In further support of its position respondent cites a number of cases from other jurisdictions (Bellantese v. Bronx Sav. Bank, 152 Misc. 325 [273 N.Y. Supp. 885]; Noah v. Bank for Savings in the City of New York, 171 App. Div. 191 [157 N.Y. Supp. 324]; Fourth & Central Trust Co. v. Rowe, 122 Ohio St. 1 [170 N.E. 439]; Saji v. Philadelphia Savings Fund Society, 112 Pa. Super. 149 [170 Atl. 334]; Daivish v. Farmers & Mechanics Sav. Bank, 177 Minn. 243 [225 N.W. 100]; Krishkan v. New York Sav. Bank, supra; Bulakowski v. Philadelphia Savings Fund Society, 270 Pa. 538 [113 Atl. 553]); but an examination of them discloses that all of them except two involved by-laws. The excepted ones are the Bellantese and Noah cases, in neither of which was the matter of by-laws mentioned. But the defense interposed and sustained in the Bellantese case was the negligence of the depositor; and as already pointed out such a defense is available to a commercial bank; whereas in the Noah case, the court cited in support of its application of the doctrine of ordinary care three cases, namely, Campbell v. Schenectady Sav. Bank, 114 App. Div. 337 [99 N.Y. Supp. 927]; [28 Cal. App. 2d 573] Kelley v. Buffalo Sav. Bank, supra, and Appleby v. Erie County Sav. Bank, 62 N.Y. 12, and an examination of those three cases shows that in each of them the application of the doctrine of ordinary care was based on the existence of a by-law. The other cases to which respondent calls attention do not touch the real point at issue.

On the other hand, appellant has cited the following cases wherein it was held that in the absence of a protecting by-law the doctrine of ordinary care did not serve as a defense: Ladd v. Androscoggin County Sav. Bank, 96 Me. 520 [52 Atl. 1016]; Eaves v. People's Sav. Bank, supra. And in the case last cited, the court went on to say in effect that such was the law regardless of the difficulty in conducting the business under those conditions.

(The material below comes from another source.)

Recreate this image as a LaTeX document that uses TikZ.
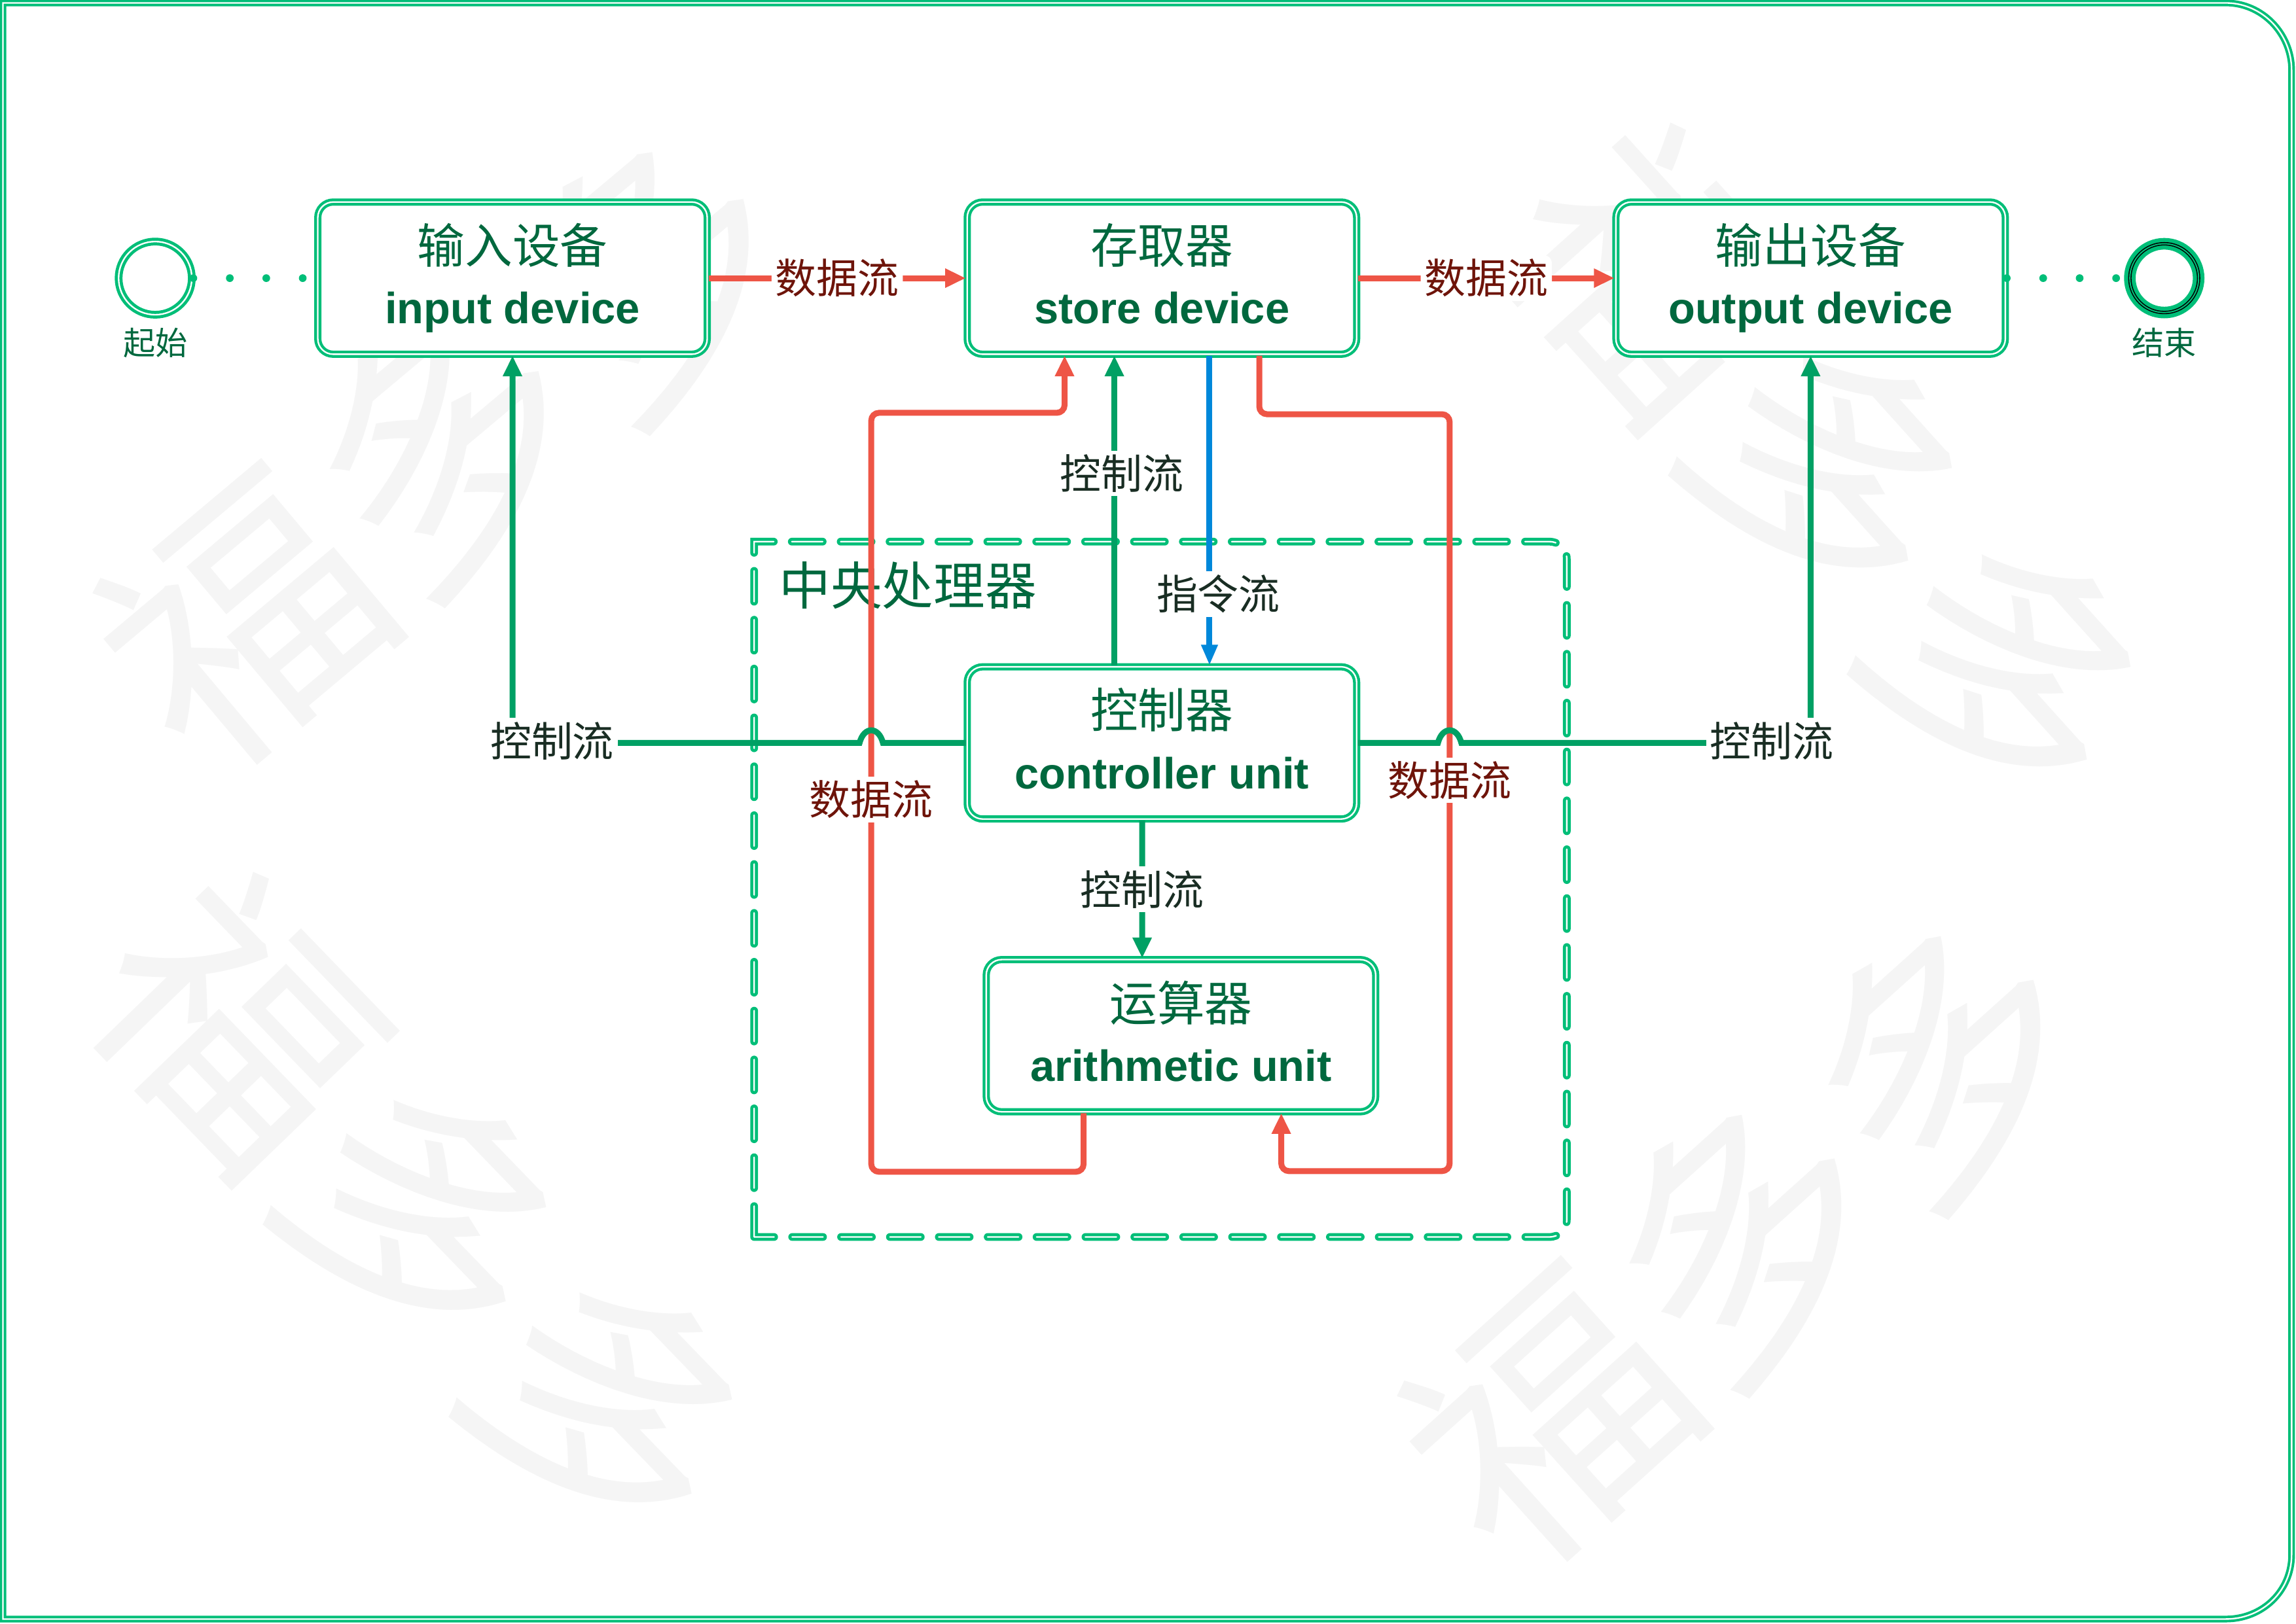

It is our conclusion, therefore, that unless there exists some modifying agreement, by-law, rule, regulation, or statute (and as stated, here there was none), a savings bank is governed by the same rule of liability for the payment of forgeries as governs commercial banks, and that consequently, in those circumstances, the exercise of ordinary care on the part of the bank does not relieve it from liability for such payments. The conclusion we have reached on this branch of the appeal renders the other points urged by plaintiff for reversal unimportant.

The amended judgment is therefore reversed with directions to the trial court to revise its conclusions of law so as to award plaintiff the sum originally awarded, to wit, $717.05, and thereupon to reenter judgment in her favor for that amount.